Zitat aus: Das Naturgartenhandbuch für Praktiker von A. Winkler und H. C. Salzmann 1989
«Nicht jedermann wird sofort und in aller Konsequenz einen Naturgarten einrichten wollen. Das ist verständlich: Wer kann schon seine Ansichten, sein Empfinden für Sauberkeit und Ordnung so einfach über Bord werfen? Doch was heisst Ordnung? Sind unsere Gärten ordentlich, wenn sie aufgeräumt, sauber geputzt und schädlingsfrei sind? Verstecken sich hinter dieser vordergründigen Ordnung nicht eher eine Unordnung? Wenn wir die Teile einer Maschine sauber geputzt nebeneinander legen, so ist das auch ordentlich. Doch es genügt uns nicht: Von der Maschine verlangen wir die gleiche Ordnung, die wir auch in unseren Gärten verwirklichen müssen: eine funktionierende Ordnung, in der alle Teile sinnvoll ineinandergreifen. Das heisst: Wirklich in Ordnung sind unsere Gärten erst, wenn die Natur darin ‹funktioniert›, die Kreisläufe geschlossen sind, Boden und Luft nicht verschmutzt werden. Wir verabschieden uns deshalb von der Unordnung herkömmlicher Gärten und führen schrittweise eine neue, wirkliche Ordnung ein – angefangen vom biologischen Gemüsebau bis hin zum Naturgarten.»
Was zeichnet einen Naturgarten aus?
In naturnahen Gemüse- und Ziergärten stehen die einzelnen Pflanzen im Zentrum. Sie werden biologisch gepflegt, gejätet, aufgebunden – so, dass das gewünschte Bild erhalten bleibt oder eine gute Ernte resultiert. Einheimische Pflanzen sind nur selten anzutreffen. Es herrscht immer noch ein grosses Mass an Unordnung.
Im Naturgarten streben wir eine Lebensgemeinschaft von Tieren, Pflanzen und Menschen an. Es stehen nicht mehr die einzelnen Pflanzen im Vordergrund, sondern die lebendige Vielfalt. Jedes Element, jede Strucktur wird als Lebensraum verstanden. Es finden sich vor allem einheimische Pflanzen und natürliche Baustoffe. So entsteht an jedem Ort mit den verschiedenen Standortvoraussetzungen und den verschiedenen Vorstellungen und Bedürfnissen der Menschen ein anderes Bild, eine andere Vielfalt.
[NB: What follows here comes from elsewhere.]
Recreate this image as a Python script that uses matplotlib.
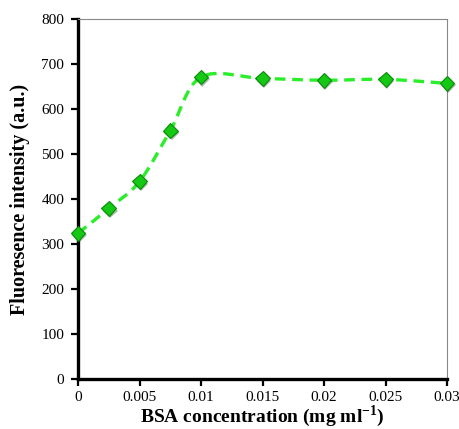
import numpy as np
import matplotlib.pyplot as plt
import matplotlib.patheffects as pe
from matplotlib.path import Path
from matplotlib.patches import PathPatch

plt.rcParams['font.family'] = ['Liberation Serif', 'DejaVu Serif']
plt.rcParams['mathtext.fontset'] = 'custom'
plt.rcParams['mathtext.rm'] = 'Liberation Serif'
plt.rcParams['mathtext.bf'] = 'Liberation Serif:bold'

# BSA concentration (mg/ml) and fluorescence intensity (a.u.)
bsa_conc = [0, 0.0025, 0.005, 0.0075, 0.01, 0.015, 0.02, 0.025, 0.03]
intensity = [324, 379, 439, 552, 671, 668, 664, 666, 657]

x_ticks = [0, 0.005, 0.01, 0.015, 0.02, 0.025, 0.03]
x_ticklabels = ['0', '0.005', '0.01', '0.015', '0.02', '0.025', '0.03']
y_ticks = [0, 100, 200, 300, 400, 500, 600, 700, 800]


def smooth_path(ax, xs, ys):
    """Excel style smoothed line: cubic Bezier segments with Catmull-Rom
    control points, built in display space so the curve follows the axes."""
    pts = ax.transData.transform(np.column_stack([xs, ys]))
    n = len(pts)
    verts = [pts[0]]
    codes = [Path.MOVETO]
    for i in range(n - 1):
        p0 = pts[i - 1] if i > 0 else pts[i]
        p1 = pts[i]
        p2 = pts[i + 1]
        p3 = pts[i + 2] if i + 2 < n else pts[i + 1]
        c1 = p1 + (p2 - p0) / 6.0
        c2 = p2 - (p3 - p1) / 6.0
        verts += [c1, c2, p2]
        codes += [Path.CURVE4] * 3
    return Path(verts, codes)


fig = plt.figure(figsize=(4.59, 4.29), dpi=100)
ax = fig.add_axes([0.170, 0.1166, 0.804, 0.839])

ax.set_xlim(0, 0.03)
ax.set_ylim(0, 800)
ax.set_xticks(x_ticks)
ax.set_xticklabels(x_ticklabels)
ax.set_yticks(y_ticks)

fig.canvas.draw()
curve = PathPatch(smooth_path(ax, bsa_conc, intensity), transform=None,
                  fill=False, edgecolor='#2aee2a', linewidth=2.4,
                  linestyle=(0, (3.2, 2.0)), zorder=3, clip_on=False)
ax.add_patch(curve)

ax.plot(bsa_conc, intensity, linestyle='none', marker='D', markersize=7.5,
        markerfacecolor='#14c814', markeredgecolor='#0a8a0a',
        markeredgewidth=0.8, zorder=4, clip_on=False,
        path_effects=[pe.SimplePatchShadow(offset=(1, -1.5), alpha=0.35),
                      pe.Normal()])

for side in ['left', 'bottom']:
    ax.spines[side].set_linewidth(2.4)
    ax.spines[side].set_color('black')
for side in ['top', 'right']:
    ax.spines[side].set_linewidth(0.8)
    ax.spines[side].set_color('#888888')

ax.tick_params(axis='both', direction='out', length=5, width=1.6,
               labelsize=11, colors='black')
ax.tick_params(axis='y', pad=5)
ax.tick_params(axis='x', pad=4)

ax.set_xlabel('BSA concentration (mg ml$^{\\mathbf{-1}}$)', fontsize=14,
              fontweight='bold')
ax.xaxis.set_label_coords(0.5, -0.121)
ax.xaxis.label.set_verticalalignment('baseline')
ax.set_ylabel('Fluoresence intensity (a.u.)', fontsize=14.5,
              fontweight='bold', labelpad=8)

fig.savefig('out.png', dpi=100)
Dafür gibt es kein Rezept. Wir beobachten, lenken, begleiten Entwicklungen und freuen uns an der Dynamik, welche sich einstellt. Es wird nicht möglich sein eine bestimmte, jahrhunderte alte Trockenwiese in einem Garten nachzubilden, da fehlen die Voraussetzungen und die Zeit. Es ist aber immer möglich einer Vielzahl an Pflanzen, Insekten und anderen Tieren einen wohlgestalteten, naturnahen Lebensraum zu bieten. Damit tragen wir wesentlich zur Erhaltung einer hohen Biodiversität bei, schonen Ressourcen und verschmutzen die Umwelt nicht. In einem naturnah gestalteten Garten fühlen wir Menschen uns sehr wohl. Naturgarten macht schön.